Thai Rice Exports Under Pressure as Monsoon Risks and Costs Mount
Thai rice exports fall 12% Jan–Apr 2026 as Middle East demand weakens and weather, fertiliser costs and logistics risks keep market tight.
Prices
FOB offers in India and Vietnam provide a useful reference for Thai export competitiveness. Recent Indian and Vietnamese export quotes for standard grades cluster broadly in the EUR 310–470/tonne range after FX conversion, with fragrant and specialty types commanding notable premiums.
Internal offers for Indian rice in New Delhi currently show stable to slightly softer values over the past three weeks, with key long-grain and basmati-type grades broadly flat in EUR terms and small week‑on‑week declines of around EUR 5–20/tonne for higher‑priced organic and specialty categories. This signals a consolidating global price environment where downside is limited by weather and geopolitical risks but immediate upside is capped by weaker demand in some import regions.
Supply & Demand
Thailand exported 2.2 million tonnes of rice in January–April 2026, a 12% year‑on‑year decline, with export earnings of roughly USD 1.25 billion. The drop is concentrated in shipments to Iraq and other Middle Eastern markets, where geopolitical tensions, higher freight and war‑risk premiums have disrupted trade flows and reduced buying interest. These disruptions have already been visible since January, and industry expectations for 2026 exports have been revised down towards multi‑year lows.

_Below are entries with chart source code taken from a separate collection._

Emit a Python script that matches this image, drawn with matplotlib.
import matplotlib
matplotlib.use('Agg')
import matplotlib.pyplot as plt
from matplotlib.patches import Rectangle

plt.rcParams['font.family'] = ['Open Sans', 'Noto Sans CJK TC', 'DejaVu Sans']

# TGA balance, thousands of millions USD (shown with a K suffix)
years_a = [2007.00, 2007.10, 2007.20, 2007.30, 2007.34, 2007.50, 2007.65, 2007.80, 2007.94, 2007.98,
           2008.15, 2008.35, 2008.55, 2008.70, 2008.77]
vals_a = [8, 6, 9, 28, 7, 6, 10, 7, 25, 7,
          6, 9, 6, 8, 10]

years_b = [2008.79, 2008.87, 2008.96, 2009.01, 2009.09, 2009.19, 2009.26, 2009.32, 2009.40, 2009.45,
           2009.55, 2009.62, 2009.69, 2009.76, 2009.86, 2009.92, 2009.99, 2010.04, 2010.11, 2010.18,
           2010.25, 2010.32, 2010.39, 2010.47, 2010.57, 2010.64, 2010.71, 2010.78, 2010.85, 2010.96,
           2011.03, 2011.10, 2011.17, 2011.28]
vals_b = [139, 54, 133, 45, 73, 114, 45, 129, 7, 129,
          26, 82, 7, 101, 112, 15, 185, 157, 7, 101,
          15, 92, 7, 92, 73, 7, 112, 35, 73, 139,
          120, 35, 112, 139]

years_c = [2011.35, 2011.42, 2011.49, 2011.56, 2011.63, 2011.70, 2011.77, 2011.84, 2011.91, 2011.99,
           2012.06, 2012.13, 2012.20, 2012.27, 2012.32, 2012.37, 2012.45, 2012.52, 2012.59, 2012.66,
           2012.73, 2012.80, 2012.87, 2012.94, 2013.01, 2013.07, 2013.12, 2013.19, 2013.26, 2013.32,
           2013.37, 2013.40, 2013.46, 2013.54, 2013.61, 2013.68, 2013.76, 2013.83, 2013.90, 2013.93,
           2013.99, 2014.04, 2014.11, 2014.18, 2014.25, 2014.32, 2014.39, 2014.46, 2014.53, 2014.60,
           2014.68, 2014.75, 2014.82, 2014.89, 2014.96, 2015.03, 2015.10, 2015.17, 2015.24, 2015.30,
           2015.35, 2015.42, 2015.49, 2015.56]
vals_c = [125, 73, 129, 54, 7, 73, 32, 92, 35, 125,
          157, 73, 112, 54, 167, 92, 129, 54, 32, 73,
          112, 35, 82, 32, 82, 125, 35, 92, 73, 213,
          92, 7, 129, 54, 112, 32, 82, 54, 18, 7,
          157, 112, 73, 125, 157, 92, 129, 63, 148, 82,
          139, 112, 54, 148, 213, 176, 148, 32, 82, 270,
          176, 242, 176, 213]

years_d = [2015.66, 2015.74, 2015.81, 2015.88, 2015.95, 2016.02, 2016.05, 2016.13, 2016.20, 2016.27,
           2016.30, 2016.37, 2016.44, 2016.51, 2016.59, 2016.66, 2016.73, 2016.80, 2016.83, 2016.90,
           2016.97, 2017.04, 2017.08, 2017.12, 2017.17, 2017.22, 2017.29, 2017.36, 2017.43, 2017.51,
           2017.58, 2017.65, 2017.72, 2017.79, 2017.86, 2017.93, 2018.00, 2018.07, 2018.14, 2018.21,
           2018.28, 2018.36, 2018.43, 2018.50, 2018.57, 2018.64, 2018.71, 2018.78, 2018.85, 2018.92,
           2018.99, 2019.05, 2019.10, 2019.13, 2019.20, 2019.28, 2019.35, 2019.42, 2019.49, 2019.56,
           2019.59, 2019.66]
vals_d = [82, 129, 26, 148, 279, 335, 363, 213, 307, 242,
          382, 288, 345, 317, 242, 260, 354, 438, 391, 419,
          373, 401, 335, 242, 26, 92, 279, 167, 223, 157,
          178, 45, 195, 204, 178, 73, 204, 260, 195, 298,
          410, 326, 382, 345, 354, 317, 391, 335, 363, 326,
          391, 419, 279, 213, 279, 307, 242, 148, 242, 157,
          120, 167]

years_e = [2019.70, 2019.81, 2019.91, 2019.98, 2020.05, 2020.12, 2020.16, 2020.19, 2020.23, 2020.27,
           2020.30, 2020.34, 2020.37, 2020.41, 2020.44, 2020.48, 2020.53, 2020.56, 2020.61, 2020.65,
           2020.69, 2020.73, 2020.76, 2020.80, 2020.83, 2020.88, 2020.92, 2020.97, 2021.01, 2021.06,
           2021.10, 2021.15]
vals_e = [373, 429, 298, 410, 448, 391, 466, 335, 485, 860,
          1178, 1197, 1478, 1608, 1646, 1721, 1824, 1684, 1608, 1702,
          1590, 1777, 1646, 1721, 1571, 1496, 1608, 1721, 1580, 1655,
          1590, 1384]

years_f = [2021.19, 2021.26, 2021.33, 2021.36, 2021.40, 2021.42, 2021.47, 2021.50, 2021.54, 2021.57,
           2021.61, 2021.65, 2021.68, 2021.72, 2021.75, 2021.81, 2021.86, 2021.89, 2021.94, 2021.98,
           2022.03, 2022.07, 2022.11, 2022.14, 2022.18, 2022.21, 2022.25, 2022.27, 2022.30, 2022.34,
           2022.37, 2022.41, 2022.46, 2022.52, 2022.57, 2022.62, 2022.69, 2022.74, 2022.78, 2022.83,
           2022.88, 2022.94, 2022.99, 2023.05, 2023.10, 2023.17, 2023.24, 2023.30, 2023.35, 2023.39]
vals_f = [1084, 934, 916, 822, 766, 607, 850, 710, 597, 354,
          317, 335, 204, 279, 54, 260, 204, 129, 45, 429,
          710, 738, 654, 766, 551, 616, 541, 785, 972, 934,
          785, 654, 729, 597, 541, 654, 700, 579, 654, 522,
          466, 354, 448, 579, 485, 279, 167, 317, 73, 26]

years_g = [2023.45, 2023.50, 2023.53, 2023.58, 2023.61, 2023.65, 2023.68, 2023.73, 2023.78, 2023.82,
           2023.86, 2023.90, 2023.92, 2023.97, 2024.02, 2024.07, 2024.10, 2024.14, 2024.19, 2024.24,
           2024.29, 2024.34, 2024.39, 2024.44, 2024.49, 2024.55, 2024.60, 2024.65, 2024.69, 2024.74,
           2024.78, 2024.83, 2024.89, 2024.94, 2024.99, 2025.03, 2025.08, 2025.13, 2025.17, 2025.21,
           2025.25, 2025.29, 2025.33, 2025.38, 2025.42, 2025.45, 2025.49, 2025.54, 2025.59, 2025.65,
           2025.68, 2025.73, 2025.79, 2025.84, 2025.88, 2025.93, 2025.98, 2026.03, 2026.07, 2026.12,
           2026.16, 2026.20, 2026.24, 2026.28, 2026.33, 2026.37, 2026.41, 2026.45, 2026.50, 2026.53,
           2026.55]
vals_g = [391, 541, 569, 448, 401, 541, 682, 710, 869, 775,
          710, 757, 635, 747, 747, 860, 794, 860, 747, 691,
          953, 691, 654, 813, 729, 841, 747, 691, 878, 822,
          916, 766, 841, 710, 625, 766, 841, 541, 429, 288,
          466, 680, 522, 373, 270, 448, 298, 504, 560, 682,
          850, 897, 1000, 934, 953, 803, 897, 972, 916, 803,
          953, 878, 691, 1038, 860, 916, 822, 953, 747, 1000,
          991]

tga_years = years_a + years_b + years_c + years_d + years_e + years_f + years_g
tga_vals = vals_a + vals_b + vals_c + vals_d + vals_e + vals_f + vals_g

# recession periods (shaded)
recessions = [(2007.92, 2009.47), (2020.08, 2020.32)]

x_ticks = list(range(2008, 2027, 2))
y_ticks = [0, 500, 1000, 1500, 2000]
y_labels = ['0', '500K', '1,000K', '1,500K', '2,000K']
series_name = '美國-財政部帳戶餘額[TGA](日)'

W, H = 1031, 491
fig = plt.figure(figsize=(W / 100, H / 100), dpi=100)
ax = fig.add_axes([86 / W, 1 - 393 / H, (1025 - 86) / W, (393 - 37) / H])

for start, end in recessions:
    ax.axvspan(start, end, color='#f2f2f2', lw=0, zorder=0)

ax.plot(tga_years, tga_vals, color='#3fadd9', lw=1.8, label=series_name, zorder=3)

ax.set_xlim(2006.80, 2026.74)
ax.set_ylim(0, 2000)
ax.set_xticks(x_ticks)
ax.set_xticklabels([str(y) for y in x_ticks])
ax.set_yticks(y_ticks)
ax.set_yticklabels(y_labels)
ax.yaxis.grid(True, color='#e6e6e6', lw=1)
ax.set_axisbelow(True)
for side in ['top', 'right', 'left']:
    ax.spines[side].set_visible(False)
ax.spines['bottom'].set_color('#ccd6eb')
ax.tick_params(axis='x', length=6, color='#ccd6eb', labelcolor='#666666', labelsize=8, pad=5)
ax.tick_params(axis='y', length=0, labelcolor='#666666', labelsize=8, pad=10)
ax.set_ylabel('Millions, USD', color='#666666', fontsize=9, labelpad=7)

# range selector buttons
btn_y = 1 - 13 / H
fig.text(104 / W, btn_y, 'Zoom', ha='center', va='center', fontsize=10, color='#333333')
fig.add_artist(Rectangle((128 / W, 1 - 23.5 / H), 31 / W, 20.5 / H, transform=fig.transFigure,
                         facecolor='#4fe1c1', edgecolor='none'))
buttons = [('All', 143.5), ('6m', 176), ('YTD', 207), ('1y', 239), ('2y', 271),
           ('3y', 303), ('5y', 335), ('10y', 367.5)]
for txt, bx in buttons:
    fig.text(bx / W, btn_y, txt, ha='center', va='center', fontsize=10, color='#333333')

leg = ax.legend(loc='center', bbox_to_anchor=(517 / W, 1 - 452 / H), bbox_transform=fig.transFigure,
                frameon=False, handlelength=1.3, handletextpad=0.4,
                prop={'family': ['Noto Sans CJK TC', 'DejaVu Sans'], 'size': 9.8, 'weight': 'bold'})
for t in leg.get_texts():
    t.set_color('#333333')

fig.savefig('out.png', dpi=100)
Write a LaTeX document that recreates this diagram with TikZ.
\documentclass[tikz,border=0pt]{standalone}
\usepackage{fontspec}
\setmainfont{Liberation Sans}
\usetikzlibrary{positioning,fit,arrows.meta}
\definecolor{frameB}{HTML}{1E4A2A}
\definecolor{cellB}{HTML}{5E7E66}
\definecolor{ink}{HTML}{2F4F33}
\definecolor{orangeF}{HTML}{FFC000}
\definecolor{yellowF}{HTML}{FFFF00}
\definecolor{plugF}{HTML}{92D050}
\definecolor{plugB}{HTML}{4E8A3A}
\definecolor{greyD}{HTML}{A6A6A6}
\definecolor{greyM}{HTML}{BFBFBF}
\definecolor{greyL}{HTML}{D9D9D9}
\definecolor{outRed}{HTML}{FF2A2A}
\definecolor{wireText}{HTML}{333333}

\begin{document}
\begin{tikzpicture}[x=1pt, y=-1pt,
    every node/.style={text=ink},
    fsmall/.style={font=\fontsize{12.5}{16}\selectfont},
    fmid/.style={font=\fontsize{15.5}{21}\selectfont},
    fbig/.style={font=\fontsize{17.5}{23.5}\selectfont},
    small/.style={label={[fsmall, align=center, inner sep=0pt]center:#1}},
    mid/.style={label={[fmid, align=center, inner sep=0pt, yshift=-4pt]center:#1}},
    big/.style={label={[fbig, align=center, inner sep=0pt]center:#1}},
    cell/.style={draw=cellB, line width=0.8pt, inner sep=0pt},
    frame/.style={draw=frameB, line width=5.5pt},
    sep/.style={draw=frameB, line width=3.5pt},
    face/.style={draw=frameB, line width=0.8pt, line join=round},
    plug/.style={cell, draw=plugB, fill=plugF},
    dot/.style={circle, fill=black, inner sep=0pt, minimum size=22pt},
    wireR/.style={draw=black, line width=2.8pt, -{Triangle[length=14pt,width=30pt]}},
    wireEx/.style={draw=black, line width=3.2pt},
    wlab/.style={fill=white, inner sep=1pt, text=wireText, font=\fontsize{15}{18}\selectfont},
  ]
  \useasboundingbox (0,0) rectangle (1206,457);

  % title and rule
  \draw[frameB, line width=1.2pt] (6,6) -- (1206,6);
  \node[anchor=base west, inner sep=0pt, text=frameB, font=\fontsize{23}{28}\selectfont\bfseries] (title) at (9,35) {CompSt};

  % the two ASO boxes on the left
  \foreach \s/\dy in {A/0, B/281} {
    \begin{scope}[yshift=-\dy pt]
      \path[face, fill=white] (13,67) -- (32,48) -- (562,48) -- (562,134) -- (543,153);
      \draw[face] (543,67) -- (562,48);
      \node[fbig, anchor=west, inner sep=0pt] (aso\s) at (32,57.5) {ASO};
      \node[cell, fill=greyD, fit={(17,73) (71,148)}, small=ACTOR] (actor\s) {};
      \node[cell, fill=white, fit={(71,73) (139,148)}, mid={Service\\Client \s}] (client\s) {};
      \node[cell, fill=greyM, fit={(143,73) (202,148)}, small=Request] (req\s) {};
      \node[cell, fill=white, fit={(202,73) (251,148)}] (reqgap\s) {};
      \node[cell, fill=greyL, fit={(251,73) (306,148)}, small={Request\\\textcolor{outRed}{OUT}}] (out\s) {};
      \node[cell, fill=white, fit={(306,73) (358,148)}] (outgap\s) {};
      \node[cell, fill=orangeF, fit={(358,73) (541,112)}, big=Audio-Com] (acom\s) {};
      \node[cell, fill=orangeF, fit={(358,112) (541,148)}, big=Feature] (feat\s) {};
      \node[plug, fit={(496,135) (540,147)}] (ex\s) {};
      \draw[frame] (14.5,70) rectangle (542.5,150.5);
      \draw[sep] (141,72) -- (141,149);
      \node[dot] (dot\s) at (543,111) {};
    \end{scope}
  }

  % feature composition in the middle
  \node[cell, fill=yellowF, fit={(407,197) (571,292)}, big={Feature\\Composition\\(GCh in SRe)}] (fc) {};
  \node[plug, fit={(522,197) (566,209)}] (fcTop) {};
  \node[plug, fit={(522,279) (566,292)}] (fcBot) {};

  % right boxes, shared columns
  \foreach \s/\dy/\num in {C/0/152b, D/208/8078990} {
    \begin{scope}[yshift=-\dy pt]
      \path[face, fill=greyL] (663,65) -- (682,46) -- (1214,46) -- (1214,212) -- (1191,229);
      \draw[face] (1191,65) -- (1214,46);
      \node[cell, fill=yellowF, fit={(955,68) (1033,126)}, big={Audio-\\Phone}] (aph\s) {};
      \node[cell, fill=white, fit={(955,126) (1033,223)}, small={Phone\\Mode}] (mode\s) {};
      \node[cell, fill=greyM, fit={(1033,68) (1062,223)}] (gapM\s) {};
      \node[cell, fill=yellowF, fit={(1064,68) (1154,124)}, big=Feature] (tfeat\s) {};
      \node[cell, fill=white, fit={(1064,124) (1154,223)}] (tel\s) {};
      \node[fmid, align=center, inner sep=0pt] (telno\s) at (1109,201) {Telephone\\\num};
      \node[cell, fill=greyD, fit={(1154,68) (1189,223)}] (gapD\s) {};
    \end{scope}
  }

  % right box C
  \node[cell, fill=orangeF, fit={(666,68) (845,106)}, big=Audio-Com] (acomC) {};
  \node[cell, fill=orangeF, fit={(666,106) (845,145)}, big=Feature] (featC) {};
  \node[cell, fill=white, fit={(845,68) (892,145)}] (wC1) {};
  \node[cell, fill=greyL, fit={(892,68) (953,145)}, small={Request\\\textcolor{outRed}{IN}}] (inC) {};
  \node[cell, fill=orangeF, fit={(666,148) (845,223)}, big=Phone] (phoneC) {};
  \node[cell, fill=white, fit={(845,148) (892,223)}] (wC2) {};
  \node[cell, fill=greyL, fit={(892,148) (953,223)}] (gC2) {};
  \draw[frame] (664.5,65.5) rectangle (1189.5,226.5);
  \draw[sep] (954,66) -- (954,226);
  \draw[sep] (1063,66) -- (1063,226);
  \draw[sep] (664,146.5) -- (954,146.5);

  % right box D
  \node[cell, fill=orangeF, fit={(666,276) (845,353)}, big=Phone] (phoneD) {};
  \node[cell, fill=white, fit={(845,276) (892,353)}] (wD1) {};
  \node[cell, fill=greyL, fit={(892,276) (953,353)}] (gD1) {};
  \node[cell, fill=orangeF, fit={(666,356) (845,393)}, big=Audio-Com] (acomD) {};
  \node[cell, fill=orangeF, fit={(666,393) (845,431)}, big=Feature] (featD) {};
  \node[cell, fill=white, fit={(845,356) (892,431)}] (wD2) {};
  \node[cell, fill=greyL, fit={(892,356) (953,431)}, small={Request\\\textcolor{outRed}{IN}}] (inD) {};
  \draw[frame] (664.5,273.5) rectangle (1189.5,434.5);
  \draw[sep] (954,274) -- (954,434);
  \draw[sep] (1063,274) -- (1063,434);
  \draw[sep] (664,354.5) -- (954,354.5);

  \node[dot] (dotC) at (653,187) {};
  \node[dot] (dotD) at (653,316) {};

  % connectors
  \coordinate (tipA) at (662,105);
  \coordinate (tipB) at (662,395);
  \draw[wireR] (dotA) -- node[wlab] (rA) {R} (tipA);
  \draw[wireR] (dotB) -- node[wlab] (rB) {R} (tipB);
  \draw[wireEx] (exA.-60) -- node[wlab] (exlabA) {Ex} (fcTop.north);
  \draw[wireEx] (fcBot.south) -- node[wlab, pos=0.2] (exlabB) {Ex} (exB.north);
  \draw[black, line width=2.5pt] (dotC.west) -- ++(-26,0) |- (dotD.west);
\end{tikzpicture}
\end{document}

On the demand side, parts of Africa and Asia are stepping in. Importers in Malaysia, the Philippines, South Africa, Angola and Mozambique have increased purchases of Thai rice as a hedge against weather‑related supply risks and broader food security concerns. This shift partly compensates for the Middle Eastern shortfall and aligns with reported firm demand from Africa and the Philippines for Southeast Asian rice more broadly.
Fundamentals & Weather
Thailand’s official monsoon season began on 15 May, but May rainfall came in below the 30‑year average, and water storage in the key Chao Phraya basin is only about 36% of capacity. This follows a May climate assessment that highlighted hotter‑than‑normal conditions and below‑normal rainfall in several central and northern provinces, and a June–July outlook that still calls for monsoon rains but with episodes of reduced precipitation in central Thailand.
Nitrogen fertiliser imports into Thailand fell by around 20% in January–April, tightening domestic input supplies. Stocks are expected to be sufficient only through about May, raising the risk that farmers reduce application rates in the current crop. Combined with the dry start to the monsoon, this could curb yield potential and keep Thai paddy availability tight into late 2026, even if planted area holds steady.
Outlook & Trading Ideas
Looking ahead to the critical June–July growing window, Thailand’s rice balance sheet appears increasingly weather‑sensitive. A normalisation of rainfall could stabilise production and keep export prices in a sideways to moderately firm range. However, a prolonged dry spell in the Chao Phraya basin, layered onto high fertiliser costs and ongoing logistical frictions into the Middle East, would likely push Thai export quotes higher relative to Indian and Vietnamese benchmarks.
- Importers in Africa and Southeast Asia: Consider advancing or staggering procurement for Q3–Q4 while Thai prices are only modestly firm, given the asymmetric upside risk from weather and fertiliser constraints.
- Middle Eastern buyers: Diversify origin mix and secure logistics capacity early; war‑risk surcharges and route disruptions are already compressing Thai margins and could tighten offers further if tensions escalate.
- Exporters and millers in Thailand: Hedge downside demand risk via flexible pricing structures but maintain a bullish bias on new‑crop values; any confirmation of below‑normal monsoon rainfall should be used to lock in higher forward sales.
3‑Day Directional View (EUR‑based FOB)
- Thai white and parboiled: Steady to slightly firmer; weather and logistics news likely to be more supportive than demand‑driven in the near term.
- Indian long‑grain and basmati: Broadly stable; mild softening pressure capped by firm global benchmarks and currency‑freight dynamics.
- Vietnam long‑grain and fragrant: Mostly steady with a slight firm tone, reflecting balanced domestic paddy markets and cautious export selling.